--- Data to use ---

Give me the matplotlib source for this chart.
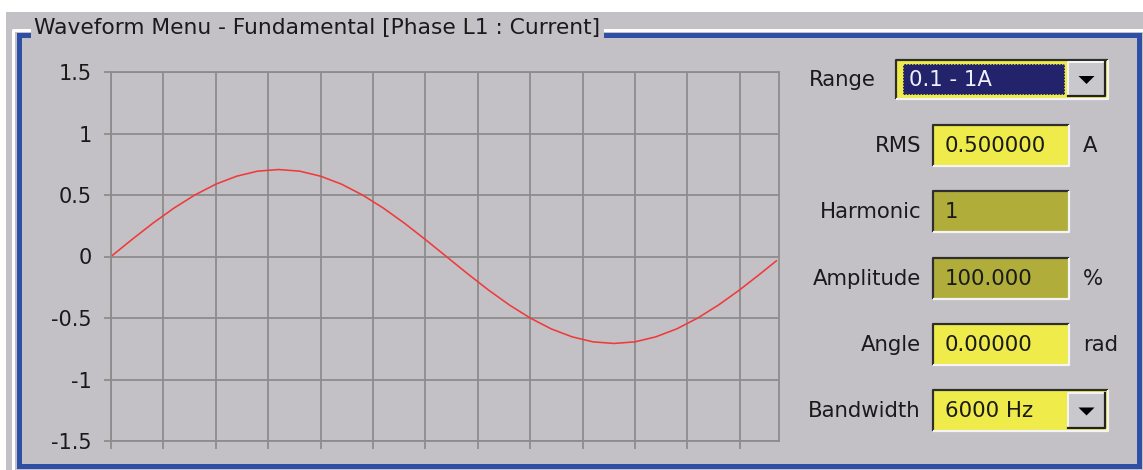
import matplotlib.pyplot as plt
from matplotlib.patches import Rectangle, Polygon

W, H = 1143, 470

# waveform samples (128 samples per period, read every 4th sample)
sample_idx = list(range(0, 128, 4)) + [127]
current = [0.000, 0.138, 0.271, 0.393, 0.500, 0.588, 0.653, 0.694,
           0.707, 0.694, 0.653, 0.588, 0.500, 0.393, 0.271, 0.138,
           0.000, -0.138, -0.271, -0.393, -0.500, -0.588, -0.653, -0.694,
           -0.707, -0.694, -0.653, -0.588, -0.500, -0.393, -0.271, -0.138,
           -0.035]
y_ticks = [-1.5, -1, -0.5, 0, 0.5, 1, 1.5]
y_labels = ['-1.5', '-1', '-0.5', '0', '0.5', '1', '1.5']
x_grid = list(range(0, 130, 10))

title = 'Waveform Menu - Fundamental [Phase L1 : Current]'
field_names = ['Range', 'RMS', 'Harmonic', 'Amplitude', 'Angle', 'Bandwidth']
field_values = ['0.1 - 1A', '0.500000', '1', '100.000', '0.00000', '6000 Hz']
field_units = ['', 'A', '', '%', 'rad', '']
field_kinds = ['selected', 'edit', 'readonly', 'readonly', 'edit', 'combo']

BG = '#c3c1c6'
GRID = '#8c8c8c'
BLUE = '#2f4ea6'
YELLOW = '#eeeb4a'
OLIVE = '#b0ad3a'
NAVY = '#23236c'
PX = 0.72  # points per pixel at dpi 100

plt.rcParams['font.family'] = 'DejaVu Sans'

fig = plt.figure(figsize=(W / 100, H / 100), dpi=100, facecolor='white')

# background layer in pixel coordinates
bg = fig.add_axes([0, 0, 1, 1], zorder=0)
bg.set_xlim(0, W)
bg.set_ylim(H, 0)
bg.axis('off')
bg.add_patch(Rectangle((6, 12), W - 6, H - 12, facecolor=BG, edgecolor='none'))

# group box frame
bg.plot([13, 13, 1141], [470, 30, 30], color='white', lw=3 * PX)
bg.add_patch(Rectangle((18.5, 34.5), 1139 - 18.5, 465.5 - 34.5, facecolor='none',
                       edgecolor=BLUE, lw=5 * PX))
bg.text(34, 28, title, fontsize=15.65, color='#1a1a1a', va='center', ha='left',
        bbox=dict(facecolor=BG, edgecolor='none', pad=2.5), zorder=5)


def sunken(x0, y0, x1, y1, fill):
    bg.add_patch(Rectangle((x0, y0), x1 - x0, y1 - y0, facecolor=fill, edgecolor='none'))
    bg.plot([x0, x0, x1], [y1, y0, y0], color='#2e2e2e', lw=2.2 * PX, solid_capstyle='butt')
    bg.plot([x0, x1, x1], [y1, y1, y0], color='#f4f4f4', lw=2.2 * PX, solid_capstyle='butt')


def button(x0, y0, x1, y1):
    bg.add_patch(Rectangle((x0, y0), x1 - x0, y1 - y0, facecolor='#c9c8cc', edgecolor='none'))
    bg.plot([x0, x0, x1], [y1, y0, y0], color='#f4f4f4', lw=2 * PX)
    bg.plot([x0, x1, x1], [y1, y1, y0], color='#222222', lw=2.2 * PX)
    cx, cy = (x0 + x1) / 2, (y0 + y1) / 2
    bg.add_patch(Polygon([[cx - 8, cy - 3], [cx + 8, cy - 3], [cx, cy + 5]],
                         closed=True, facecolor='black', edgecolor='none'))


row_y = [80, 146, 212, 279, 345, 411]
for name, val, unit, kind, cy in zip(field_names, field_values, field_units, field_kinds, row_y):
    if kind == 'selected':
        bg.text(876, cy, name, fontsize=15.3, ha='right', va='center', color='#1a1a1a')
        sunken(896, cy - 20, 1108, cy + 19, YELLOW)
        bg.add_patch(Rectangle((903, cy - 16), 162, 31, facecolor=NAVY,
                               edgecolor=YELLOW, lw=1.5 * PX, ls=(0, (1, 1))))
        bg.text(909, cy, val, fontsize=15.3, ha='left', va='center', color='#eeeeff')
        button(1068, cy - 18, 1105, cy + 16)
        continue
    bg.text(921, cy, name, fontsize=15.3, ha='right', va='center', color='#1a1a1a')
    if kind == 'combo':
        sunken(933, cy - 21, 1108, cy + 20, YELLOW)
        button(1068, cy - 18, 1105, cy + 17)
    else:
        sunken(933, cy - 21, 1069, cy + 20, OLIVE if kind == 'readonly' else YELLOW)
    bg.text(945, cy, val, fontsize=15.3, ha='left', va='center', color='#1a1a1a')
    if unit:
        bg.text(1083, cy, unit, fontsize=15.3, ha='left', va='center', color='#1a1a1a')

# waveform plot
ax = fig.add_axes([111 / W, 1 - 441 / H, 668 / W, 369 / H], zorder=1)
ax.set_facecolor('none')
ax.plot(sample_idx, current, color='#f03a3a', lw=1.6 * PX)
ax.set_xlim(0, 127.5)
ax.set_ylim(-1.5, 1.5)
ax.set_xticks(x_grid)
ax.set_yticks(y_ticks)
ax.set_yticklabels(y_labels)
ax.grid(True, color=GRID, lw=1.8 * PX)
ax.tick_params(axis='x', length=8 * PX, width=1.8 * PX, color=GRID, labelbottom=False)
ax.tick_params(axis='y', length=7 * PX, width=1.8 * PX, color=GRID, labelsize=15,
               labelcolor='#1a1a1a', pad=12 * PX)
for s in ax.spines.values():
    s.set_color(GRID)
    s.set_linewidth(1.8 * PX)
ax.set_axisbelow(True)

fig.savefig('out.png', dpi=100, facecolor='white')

---
--- Data to use ---

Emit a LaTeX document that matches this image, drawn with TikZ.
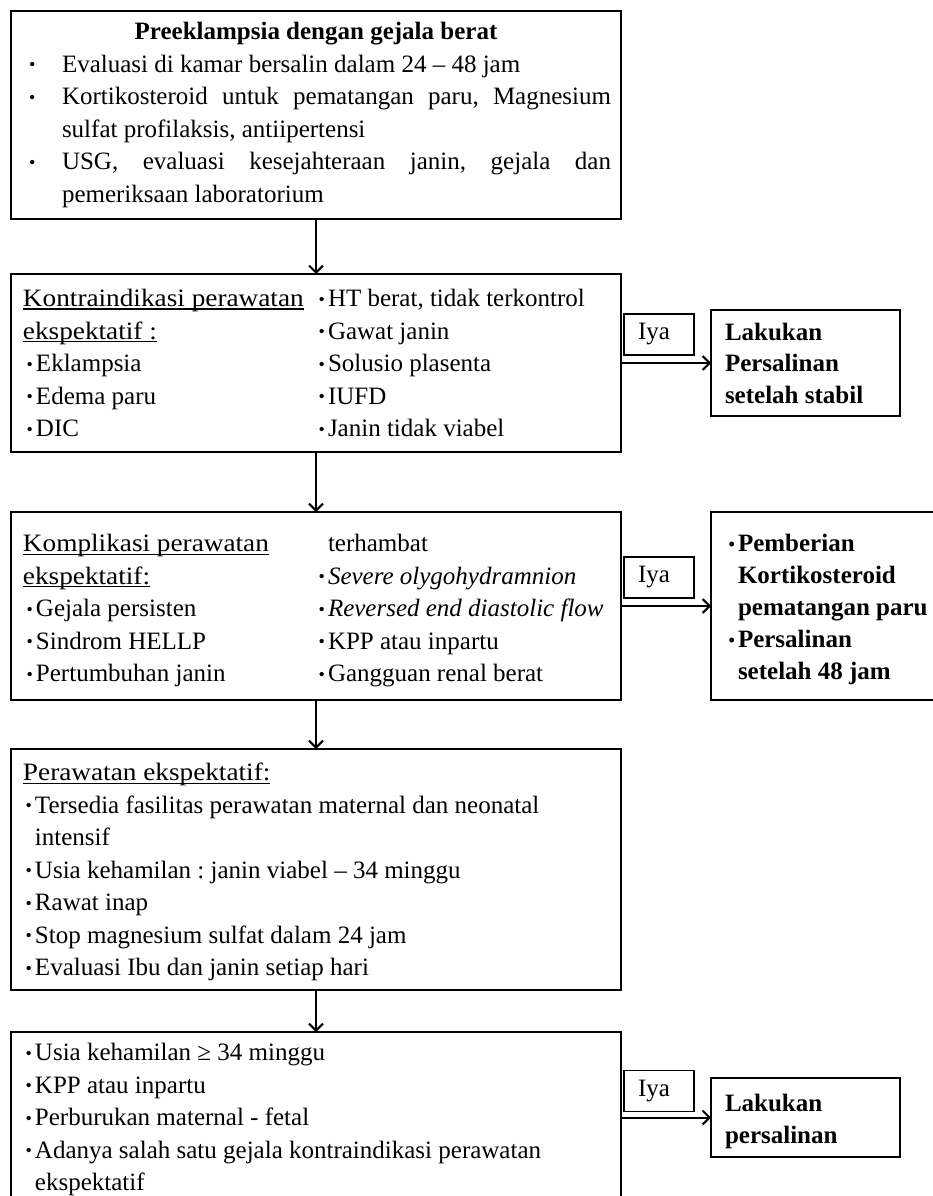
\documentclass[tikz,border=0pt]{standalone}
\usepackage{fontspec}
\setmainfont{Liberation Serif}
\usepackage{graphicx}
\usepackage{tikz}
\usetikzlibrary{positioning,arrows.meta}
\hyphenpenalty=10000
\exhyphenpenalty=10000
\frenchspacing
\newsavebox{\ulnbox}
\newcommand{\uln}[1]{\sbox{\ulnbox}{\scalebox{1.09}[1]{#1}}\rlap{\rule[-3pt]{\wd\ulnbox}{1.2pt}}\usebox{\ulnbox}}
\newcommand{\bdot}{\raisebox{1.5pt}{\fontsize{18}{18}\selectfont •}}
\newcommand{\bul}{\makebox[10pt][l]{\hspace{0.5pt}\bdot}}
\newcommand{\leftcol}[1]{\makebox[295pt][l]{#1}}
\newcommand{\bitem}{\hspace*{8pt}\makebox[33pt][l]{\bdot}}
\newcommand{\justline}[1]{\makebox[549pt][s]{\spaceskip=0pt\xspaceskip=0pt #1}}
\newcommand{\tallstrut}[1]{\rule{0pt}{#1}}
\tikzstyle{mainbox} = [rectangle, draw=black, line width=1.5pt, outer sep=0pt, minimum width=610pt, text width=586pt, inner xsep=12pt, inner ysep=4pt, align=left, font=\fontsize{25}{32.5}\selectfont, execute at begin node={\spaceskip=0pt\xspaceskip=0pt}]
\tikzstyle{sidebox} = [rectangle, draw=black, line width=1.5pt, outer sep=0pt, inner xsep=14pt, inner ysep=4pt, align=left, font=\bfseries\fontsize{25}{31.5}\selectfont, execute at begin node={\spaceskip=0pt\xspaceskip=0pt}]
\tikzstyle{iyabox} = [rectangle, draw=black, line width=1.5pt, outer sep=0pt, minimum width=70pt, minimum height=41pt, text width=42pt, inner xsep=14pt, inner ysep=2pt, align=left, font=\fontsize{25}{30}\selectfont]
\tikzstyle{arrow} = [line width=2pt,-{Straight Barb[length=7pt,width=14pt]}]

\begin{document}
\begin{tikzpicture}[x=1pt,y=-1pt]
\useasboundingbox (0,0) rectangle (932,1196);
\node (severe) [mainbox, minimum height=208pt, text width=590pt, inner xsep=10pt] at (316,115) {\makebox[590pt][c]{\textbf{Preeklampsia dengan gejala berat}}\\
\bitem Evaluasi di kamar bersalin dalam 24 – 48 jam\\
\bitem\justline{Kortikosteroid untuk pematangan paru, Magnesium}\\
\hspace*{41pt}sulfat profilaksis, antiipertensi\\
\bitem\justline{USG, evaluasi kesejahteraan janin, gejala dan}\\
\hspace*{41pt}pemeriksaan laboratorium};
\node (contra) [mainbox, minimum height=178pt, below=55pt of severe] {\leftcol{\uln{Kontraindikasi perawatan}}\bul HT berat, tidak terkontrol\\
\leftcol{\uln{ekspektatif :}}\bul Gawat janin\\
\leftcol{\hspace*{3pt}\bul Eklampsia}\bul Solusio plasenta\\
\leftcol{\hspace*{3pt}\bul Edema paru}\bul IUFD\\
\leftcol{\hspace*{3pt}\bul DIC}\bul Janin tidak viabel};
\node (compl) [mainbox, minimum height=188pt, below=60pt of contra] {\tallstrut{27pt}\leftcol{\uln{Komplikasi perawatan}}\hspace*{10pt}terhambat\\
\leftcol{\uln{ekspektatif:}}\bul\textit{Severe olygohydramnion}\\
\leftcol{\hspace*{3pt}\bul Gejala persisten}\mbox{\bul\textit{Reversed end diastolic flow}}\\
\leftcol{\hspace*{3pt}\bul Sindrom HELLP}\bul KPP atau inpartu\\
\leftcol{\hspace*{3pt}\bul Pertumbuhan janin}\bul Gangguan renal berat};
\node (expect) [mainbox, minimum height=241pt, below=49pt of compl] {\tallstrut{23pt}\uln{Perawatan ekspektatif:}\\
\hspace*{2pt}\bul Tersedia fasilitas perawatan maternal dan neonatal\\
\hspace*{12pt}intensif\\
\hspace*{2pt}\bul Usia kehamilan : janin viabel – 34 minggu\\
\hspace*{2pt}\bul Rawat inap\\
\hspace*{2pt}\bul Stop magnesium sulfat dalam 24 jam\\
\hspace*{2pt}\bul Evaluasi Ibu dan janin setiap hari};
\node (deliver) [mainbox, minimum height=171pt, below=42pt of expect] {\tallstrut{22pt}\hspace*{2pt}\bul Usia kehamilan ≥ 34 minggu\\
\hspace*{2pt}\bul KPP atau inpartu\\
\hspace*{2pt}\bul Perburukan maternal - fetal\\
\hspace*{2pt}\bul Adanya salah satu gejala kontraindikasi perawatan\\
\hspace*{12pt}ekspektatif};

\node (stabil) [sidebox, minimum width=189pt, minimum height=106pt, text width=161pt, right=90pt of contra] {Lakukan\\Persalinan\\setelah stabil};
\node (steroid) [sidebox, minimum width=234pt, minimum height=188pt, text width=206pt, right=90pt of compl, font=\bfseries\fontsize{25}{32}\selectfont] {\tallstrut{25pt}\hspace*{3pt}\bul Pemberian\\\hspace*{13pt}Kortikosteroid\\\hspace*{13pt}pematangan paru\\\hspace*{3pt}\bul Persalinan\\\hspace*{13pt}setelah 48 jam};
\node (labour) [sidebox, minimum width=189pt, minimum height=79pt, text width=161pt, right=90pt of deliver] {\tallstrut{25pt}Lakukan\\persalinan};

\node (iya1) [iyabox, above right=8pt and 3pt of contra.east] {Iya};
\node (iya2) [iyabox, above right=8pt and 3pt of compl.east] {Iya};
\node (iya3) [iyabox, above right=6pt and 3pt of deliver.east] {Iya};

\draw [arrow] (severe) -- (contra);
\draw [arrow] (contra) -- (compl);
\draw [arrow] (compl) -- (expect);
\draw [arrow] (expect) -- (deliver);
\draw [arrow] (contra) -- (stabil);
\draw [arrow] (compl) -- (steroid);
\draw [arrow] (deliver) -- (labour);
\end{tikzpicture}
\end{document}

---
--- Data to use ---

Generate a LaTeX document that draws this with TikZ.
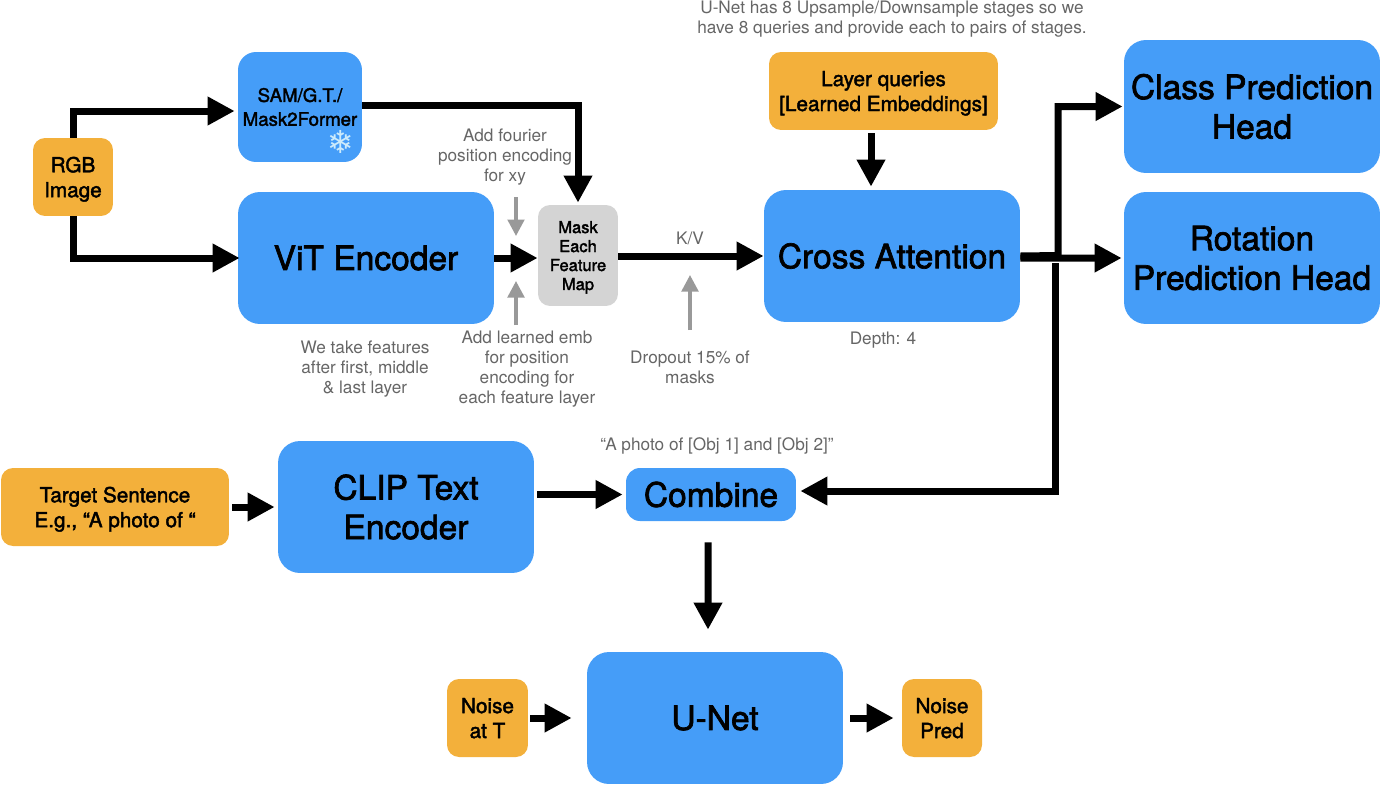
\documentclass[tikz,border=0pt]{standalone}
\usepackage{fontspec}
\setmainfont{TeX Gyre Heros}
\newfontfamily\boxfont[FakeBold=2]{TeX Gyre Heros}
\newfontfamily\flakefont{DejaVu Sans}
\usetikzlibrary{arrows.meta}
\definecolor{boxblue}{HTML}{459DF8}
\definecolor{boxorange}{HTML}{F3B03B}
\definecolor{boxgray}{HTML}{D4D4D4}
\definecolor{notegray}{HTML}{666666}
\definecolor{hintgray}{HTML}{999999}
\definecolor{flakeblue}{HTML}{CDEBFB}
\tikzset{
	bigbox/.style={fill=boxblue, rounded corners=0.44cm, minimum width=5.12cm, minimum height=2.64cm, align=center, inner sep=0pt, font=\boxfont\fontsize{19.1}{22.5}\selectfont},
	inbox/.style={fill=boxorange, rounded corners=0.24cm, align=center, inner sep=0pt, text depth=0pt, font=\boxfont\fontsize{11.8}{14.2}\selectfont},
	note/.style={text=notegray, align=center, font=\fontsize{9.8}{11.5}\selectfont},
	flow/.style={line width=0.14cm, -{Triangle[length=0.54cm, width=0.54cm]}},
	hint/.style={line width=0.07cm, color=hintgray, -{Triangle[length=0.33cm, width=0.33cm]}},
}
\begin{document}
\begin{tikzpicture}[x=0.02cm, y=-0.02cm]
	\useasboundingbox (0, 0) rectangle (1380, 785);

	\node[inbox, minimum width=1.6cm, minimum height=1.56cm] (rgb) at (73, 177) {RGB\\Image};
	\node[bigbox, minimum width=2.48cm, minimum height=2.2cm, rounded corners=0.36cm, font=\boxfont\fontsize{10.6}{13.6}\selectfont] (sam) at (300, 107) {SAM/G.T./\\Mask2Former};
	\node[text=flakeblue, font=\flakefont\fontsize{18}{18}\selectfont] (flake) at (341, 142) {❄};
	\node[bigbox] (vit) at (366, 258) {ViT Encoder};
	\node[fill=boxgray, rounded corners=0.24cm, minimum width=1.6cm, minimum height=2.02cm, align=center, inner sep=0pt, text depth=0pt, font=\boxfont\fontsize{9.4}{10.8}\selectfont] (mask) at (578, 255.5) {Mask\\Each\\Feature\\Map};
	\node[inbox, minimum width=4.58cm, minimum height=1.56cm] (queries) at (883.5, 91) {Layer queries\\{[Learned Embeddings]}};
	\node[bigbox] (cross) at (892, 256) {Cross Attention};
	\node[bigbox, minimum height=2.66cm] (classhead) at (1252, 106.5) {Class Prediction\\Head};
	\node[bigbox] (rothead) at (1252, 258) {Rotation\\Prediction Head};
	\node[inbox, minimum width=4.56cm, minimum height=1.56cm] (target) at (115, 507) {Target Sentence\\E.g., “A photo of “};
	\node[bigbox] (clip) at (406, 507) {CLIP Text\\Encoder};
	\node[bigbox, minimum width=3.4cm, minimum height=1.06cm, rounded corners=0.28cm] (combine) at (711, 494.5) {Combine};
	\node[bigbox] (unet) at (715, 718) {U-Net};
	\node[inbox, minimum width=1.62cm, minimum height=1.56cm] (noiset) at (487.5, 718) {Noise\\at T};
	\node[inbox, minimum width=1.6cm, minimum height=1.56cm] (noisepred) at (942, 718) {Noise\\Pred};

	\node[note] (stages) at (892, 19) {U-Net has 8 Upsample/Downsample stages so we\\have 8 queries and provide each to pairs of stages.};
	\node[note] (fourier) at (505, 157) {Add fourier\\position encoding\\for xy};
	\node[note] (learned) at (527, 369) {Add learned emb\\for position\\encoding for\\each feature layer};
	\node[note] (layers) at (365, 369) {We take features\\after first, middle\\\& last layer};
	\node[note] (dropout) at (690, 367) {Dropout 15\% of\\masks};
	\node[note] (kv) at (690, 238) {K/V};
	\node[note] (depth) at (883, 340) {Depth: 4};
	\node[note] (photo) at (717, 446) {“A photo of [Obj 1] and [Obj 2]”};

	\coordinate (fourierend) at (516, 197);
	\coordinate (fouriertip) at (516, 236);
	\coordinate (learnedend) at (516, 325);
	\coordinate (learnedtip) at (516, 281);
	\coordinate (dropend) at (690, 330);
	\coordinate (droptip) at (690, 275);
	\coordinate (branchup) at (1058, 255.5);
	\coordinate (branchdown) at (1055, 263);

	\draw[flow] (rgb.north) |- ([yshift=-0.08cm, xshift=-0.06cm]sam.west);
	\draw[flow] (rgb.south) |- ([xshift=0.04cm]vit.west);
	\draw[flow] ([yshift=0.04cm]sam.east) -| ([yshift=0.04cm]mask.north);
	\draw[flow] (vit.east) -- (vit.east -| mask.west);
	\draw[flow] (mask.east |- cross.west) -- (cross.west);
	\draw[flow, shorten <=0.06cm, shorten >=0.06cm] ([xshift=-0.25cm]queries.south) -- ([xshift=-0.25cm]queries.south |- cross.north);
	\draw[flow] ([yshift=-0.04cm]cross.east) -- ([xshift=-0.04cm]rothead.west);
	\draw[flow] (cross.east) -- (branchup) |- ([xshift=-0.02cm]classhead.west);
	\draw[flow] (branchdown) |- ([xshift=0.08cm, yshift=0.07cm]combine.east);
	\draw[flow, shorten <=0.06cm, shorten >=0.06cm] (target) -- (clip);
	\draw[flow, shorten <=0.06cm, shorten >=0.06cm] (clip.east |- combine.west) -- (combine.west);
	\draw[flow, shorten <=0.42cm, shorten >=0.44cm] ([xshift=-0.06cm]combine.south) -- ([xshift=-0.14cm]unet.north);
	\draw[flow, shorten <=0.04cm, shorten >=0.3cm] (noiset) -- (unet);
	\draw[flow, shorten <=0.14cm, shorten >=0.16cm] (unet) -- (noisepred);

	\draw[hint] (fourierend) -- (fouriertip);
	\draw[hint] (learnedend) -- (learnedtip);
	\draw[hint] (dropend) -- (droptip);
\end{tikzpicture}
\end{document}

---

▶ [Work to be completed]: Looking above, find the stretch of lines that opens with the one holding "Give me the matplotlib source for this chart." and closes with the one holding "fig = plt.figure(figsize=(W". Copy it exactly, pictures excluded.

▶ [Worked answer]:
Give me the matplotlib source for this chart.
import matplotlib.pyplot as plt
from matplotlib.patches import Rectangle, Polygon

W, H = 1143, 470

# waveform samples (128 samples per period, read every 4th sample)
sample_idx = list(range(0, 128, 4)) + [127]
current = [0.000, 0.138, 0.271, 0.393, 0.500, 0.588, 0.653, 0.694,
           0.707, 0.694, 0.653, 0.588, 0.500, 0.393, 0.271, 0.138,
           0.000, -0.138, -0.271, -0.393, -0.500, -0.588, -0.653, -0.694,
           -0.707, -0.694, -0.653, -0.588, -0.500, -0.393, -0.271, -0.138,
           -0.035]
y_ticks = [-1.5, -1, -0.5, 0, 0.5, 1, 1.5]
y_labels = ['-1.5', '-1', '-0.5', '0', '0.5', '1', '1.5']
x_grid = list(range(0, 130, 10))

title = 'Waveform Menu - Fundamental [Phase L1 : Current]'
field_names = ['Range', 'RMS', 'Harmonic', 'Amplitude', 'Angle', 'Bandwidth']
field_values = ['0.1 - 1A', '0.500000', '1', '100.000', '0.00000', '6000 Hz']
field_units = ['', 'A', '', '%', 'rad', '']
field_kinds = ['selected', 'edit', 'readonly', 'readonly', 'edit', 'combo']

BG = '#c3c1c6'
GRID = '#8c8c8c'
BLUE = '#2f4ea6'
YELLOW = '#eeeb4a'
OLIVE = '#b0ad3a'
NAVY = '#23236c'
PX = 0.72  # points per pixel at dpi 100

plt.rcParams['font.family'] = 'DejaVu Sans'

fig = plt.figure(figsize=(W / 100, H / 100), dpi=100, facecolor='white')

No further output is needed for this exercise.